We drove to Pleasant Hill next. The skatepark is placed in a hard-to-reach spot, is horribly designed and the concrete is shit. It’s covered in graffiti and has one bowl shaped like a number 8 in the middle. That said, we had a lot of fun rolling around the flow bowl, connecting long lines across banks, mini-twinkies and the bowl in the middle. We left after an hour or so. At the end of the quarter-mile driveway that leads from the park to the parking lot, Madison hit a crack and flew off his board, landing on the gravel palms-down. He cried out in a high-pitched whine and started crying very hard. I felt for him. Skating is so much more brutal than anything a bookish kid with a video game thing, fantasy novel and sketchbook in the van usually does. It’s a tough adjustment to accept that kind of pain as normal, but it happens eventually. Or so I’m told.

The kids started complaining about being STARVING which was entirely fair because it was 2:00 or something. Just the day before this I took a bunch of kids to San Jose to skate a contest and basically never fed them then wondered why they were damp, dark and brooding by the time we were driving home at 5:00 (we had been there since 9:00). I took them to 7-11 because it was close to the freeway entrance. Any fears I have about being too mothering are mitigated by this experience. I am exactly the checked-out good-time Zeppelin-obsessed teen dream boozer I want to be.

We went to a taco joint in a strip mall in Pleasant Hill. Give me ONE REASON why this paragraph should be any longer.

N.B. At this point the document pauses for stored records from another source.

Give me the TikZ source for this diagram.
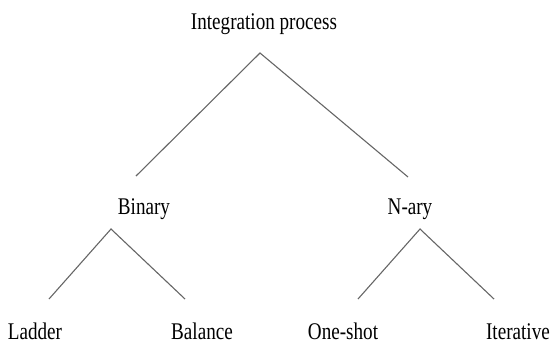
\documentclass[tikz,border=0pt]{standalone}
\usepackage{fontspec}
\setmainfont{Liberation Serif}[FakeStretch=0.8]
\usetikzlibrary{positioning}

\begin{document}
\begin{tikzpicture}[x=1bp,y=-1bp,
    label/.style={anchor=base,inner sep=0pt,font=\fontsize{24}{28}\selectfont},
    branch/.style={draw=black!60,line width=1.1bp}]
      \useasboundingbox (0,0) rectangle (552,344);

      \node[label] (integ) at (264,29) {Integration process};
      \node[label] (bin) at (144,214) {Binary};
      \node[label] (nary) at (410,214) {N-ary};
      \node[label] (ladder) at (35,339) {Ladder};
      \node[label] (balance) at (202,339) {Balance};
      \node[label] (oneshot) at (343,339) {One-shot};
      \node[label,anchor=base east] (iter) at (550,339) {Iterative};

      \coordinate (integ-top) at (260,53);
      \coordinate (bin-up) at (136,176);
      \coordinate (nary-up) at (408,177);
      \coordinate (bin-top) at (111,229);
      \coordinate (ladder-up) at (49,299);
      \coordinate (balance-up) at (185,299);
      \coordinate (nary-top) at (420,229);
      \coordinate (oneshot-up) at (358,299);
      \coordinate (iter-up) at (494,299);

      \path[branch] (bin-up) -- (integ-top) -- (nary-up)
            (ladder-up) -- (bin-top) -- (balance-up)
            (oneshot-up) -- (nary-top) -- (iter-up)
            ;
    \end{tikzpicture}
\end{document}
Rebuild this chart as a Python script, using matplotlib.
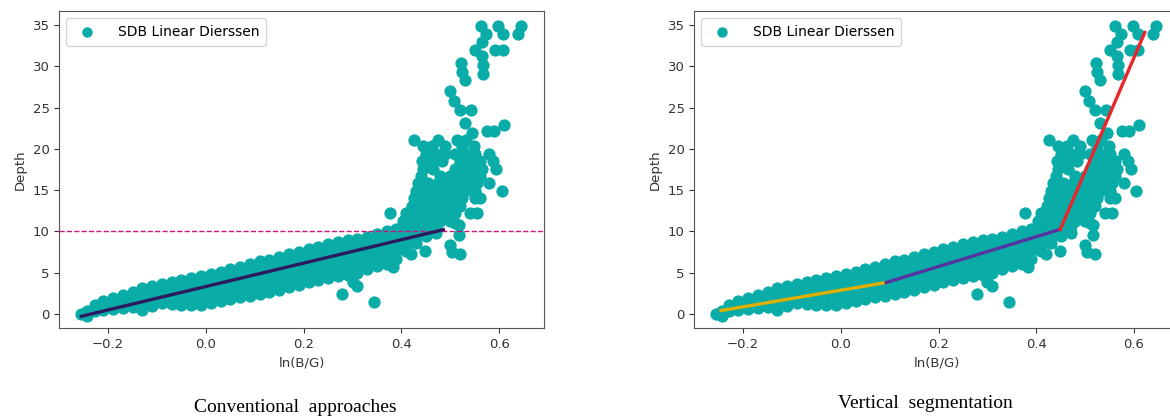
import matplotlib.pyplot as plt
import numpy as np

# scatter columns of the dense band: x position and the depths stacked at it
band_x = [-0.256, -0.244, -0.228, -0.21, -0.19, -0.17, -0.15, -0.13, -0.11, -0.09,
          -0.07, -0.05, -0.03, -0.01, 0.01, 0.03, 0.05, 0.07, 0.09, 0.11,
          0.13, 0.15, 0.17, 0.19, 0.21, 0.23, 0.25, 0.27, 0.29, 0.31,
          0.33, 0.35, 0.37, 0.39, 0.41, 0.43, 0.45, 0.47]
band_depths = [
    [0.0], [-0.3, 0.4], [0.3, 1.1], [0.5, 1.1, 1.6], [0.6, 1.3, 1.9],
    [0.7, 1.5, 2.3], [0.8, 1.5, 2.1, 2.7], [0.5, 1.2, 2.0, 2.7, 3.1],
    [1.0, 1.8, 2.6, 3.4], [1.3, 2.0, 2.8, 3.6],
    [1.2, 2.0, 2.9, 3.8], [1.1, 1.9, 2.7, 3.4, 4.1], [1.1, 1.9, 2.7, 3.5, 4.3],
    [1.1, 2.0, 2.8, 3.7, 4.6], [1.3, 2.2, 3.1, 4.0, 4.85], [1.5, 2.4, 3.3, 4.2, 5.1],
    [1.75, 2.65, 3.55, 4.45, 5.4], [2.0, 2.9, 3.8, 4.7, 5.65], [2.2, 3.1, 4.1, 5.0, 6.0],
    [2.4, 3.2, 4.0, 4.8, 5.6, 6.4],
    [2.6, 3.4, 4.2, 5.0, 5.8, 6.55], [2.85, 3.65, 4.45, 5.25, 6.05, 6.85],
    [3.2, 4.0, 4.8, 5.6, 6.4, 7.2], [3.55, 4.35, 5.15, 5.95, 6.75, 7.55],
    [3.85, 4.65, 5.45, 6.25, 7.05, 7.85], [4.15, 4.95, 5.75, 6.55, 7.35, 8.15],
    [4.4, 5.2, 6.0, 6.8, 7.6, 8.45], [4.6, 5.4, 6.2, 7.0, 7.9, 8.7],
    [4.75, 5.6, 6.4, 7.2, 8.1, 8.9], [4.95, 5.8, 6.6, 7.4, 8.3, 9.1],
    [5.4, 6.2, 7.0, 7.8, 8.6, 9.35], [5.75, 6.55, 7.35, 8.15, 8.95, 9.7],
    [6.1, 6.9, 7.7, 8.5, 9.3, 10.05], [6.7, 7.6, 8.5, 9.4, 10.3],
    [7.6, 8.35, 9.1, 9.85, 10.6], [8.6, 9.4, 10.2, 11.0], [9.4, 10.2, 11.0], [9.8, 10.6],
]

# rows of the upper cluster: depth and the ln(B/G) values on it
cluster_y = [21.1, 20.3, 19.4, 18.5, 17.6, 16.7, 15.8, 14.9, 14.0, 13.1, 12.2, 11.3]
cluster_x = [
    [0.426, 0.475, 0.514, 0.532],
    [0.445, 0.463, 0.49, 0.525, 0.548],
    [0.45, 0.47, 0.49, 0.51, 0.53, 0.55, 0.58],
    [0.443, 0.463, 0.483, 0.52, 0.54, 0.56, 0.587],
    [0.445, 0.465, 0.51, 0.53, 0.55, 0.565, 0.594],
    [0.44, 0.48, 0.50, 0.52, 0.54, 0.56],
    [0.435, 0.455, 0.475, 0.495, 0.515, 0.535, 0.555, 0.58],
    [0.43, 0.45, 0.47, 0.49, 0.51, 0.53, 0.55, 0.605],
    [0.425, 0.445, 0.465, 0.485, 0.505, 0.525, 0.551, 0.561],
    [0.422, 0.44, 0.46, 0.48, 0.50, 0.52],
    [0.377, 0.41, 0.43, 0.45, 0.47, 0.49, 0.51, 0.541, 0.555],
    [0.404, 0.42, 0.44, 0.46, 0.48, 0.50],
]

# scattered single points (outliers)
extra_x = [0.278, 0.345, 0.30, 0.31, 0.382, 0.385, 0.419, 0.448, 0.499, 0.503, 0.521,
           0.517, 0.517, 0.51, 0.545, 0.575, 0.589, 0.611, 0.531, 0.521, 0.543,
           0.507, 0.499, 0.531, 0.524, 0.522, 0.568, 0.568, 0.551, 0.565, 0.592,
           0.609, 0.562, 0.574, 0.565, 0.597, 0.609, 0.645, 0.638]
extra_y = [2.4, 1.4, 3.9, 3.4, 5.7, 6.5, 7.3, 7.6, 8.3, 7.5, 7.3,
           10.8, 9.6, 11.0, 21.9, 22.1, 22.1, 22.9, 23.1, 24.7, 24.7,
           25.8, 27.0, 28.3, 29.3, 30.4, 30.1, 29.1, 32.0, 31.2, 32.0,
           32.0, 34.9, 33.9, 33.0, 34.9, 33.9, 34.9, 33.9]

# fitted lines
conv_x = [-0.255, 0.486]
conv_y = [-0.3, 10.2]
threshold = 10
seg1_x, seg1_y = [-0.245, 0.093], [0.4, 3.8]
seg2_x, seg2_y = [0.093, 0.449], [3.8, 10.24]
seg3_x, seg3_y = [0.449, 0.622], [10.24, 34.1]

xs = []
ys = []
for x, col in zip(band_x, band_depths):
    xs += [x] * len(col)
    ys += col
for y, row in zip(cluster_y, cluster_x):
    xs += row
    ys += [y] * len(row)
xs += extra_x
ys += extra_y

teal = '#0aaca8'

fig = plt.figure(figsize=(11.7, 4.19), dpi=100)
ax1 = fig.add_axes([0.0507, 0.2165, 0.4143, 0.7573])
ax2 = fig.add_axes([0.5934, 0.2165, 0.4143, 0.7573])

for ax in (ax1, ax2):
    ax.scatter(xs, ys, s=78, color=teal, linewidths=0, label='SDB Linear Dierssen', zorder=2)
    ax.set_xlim(-0.30, 0.692)
    ax.set_ylim(-1.75, 36.7)
    ax.set_xticks([-0.2, 0.0, 0.2, 0.4, 0.6])
    ax.set_yticks(np.arange(0, 36, 5))
    ax.tick_params(labelsize=9.5, colors='#333333')
    ax.set_xlabel('ln(B/G)', fontsize=9.5, color='#333333')
    ax.set_ylabel('Depth', fontsize=9.5, color='#333333')
    for sp in ax.spines.values():
        sp.set_color('#555555')
    ax.legend(loc='upper left', fontsize=10, handletextpad=1.2, borderpad=0.5,
              markerscale=0.85)

ax1.axhline(threshold, color='#c8187c', linestyle='--', linewidth=1, zorder=3)
ax1.plot(conv_x, conv_y, color='#2b1b5e', linewidth=2.4, zorder=4)

ax2.plot(seg1_x, seg1_y, color='#e0b000', linewidth=2.4, zorder=4)
ax2.plot(seg2_x, seg2_y, color='#5533a0', linewidth=2.4, zorder=4)
ax2.plot(seg3_x, seg3_y, color='#e8262b', linewidth=2.4, zorder=4)

fig.text(295 / 1170, 1 - 407 / 419, 'Conventional  approaches', family='Liberation Serif',
         fontsize=14, ha='center', va='center')
fig.text(925 / 1170, 1 - 403 / 419, 'Vertical  segmentation', family='Liberation Serif',
         fontsize=14, ha='center', va='center')

fig.savefig('out.png', dpi=100)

Our last skate destination was Brentwood. It is a fenced in park that requires full pads, and has a pad nanny to be sure that happens. I don’t mind too much, but for a career skate genius like Bram it’s annoying. We had to gird our refried beans to get in here and skate, aided by large coffees from that coffee chain monster with the lady on the cup. I know Kirk Read would have my head, but out in the towns with nothing but huh-yooj strip malls, it is my preferred choice. We hit the bowls and chatted with some fourteen-year-old kid who was very confident in his skills and possibly is an only child. After about forty-five minutes I noticed the adolescents were bickering, with Cieran earnestly trying to give Madison advice about skating and Madison annoyed with him for doing so. They spent half their time sitting on a bench in the park and quickly started complaining that we were wearing them out. It reminded me of that moment in the movie Greenberg when Ben Stiller says to the kids he’s hanging out with who are in their early twenties and therefore half his age (I UNDERSTAND, good sir.), “I’m glad I grew up when I did cos your parents were too perfect at parenting- all that baby Mozart and Dan Zane songs; you’re just so sincere and interested in things! There’s a confidence in you guys that’s horrifying. You’re all ADD and carpal tunnel. You wouldn’t know Agoraphobia if it bit you in the ass…” Looking at these kids I just felt like they had gone soft. Like their existence in this anxiety-motivated, electronics-shaped world of ectomorphs-rising made them unable to keep up with people over three times their age. There’s no reason we should be skating circles around them. But they are a sedentary people built for cogitating and while I love that they read a lot of books I think their characters are lacking. They have full personalities and complexity and will surely live rich and varied lives, but they are not tomorrow’s stevedores. I rue the recession of robustness.

Madison fell again and we left. There was an ice cream truck outside so they all got ice cream and piled in the van. We started driving then realized it was time for beer, so we found a BevMo, where they actually have gluten-free beer. We cracked a few open and drove home under gorgeous clouds and big sky. We watched a BART train climb up a stretch of the 580 and talked about photography. The kids slept.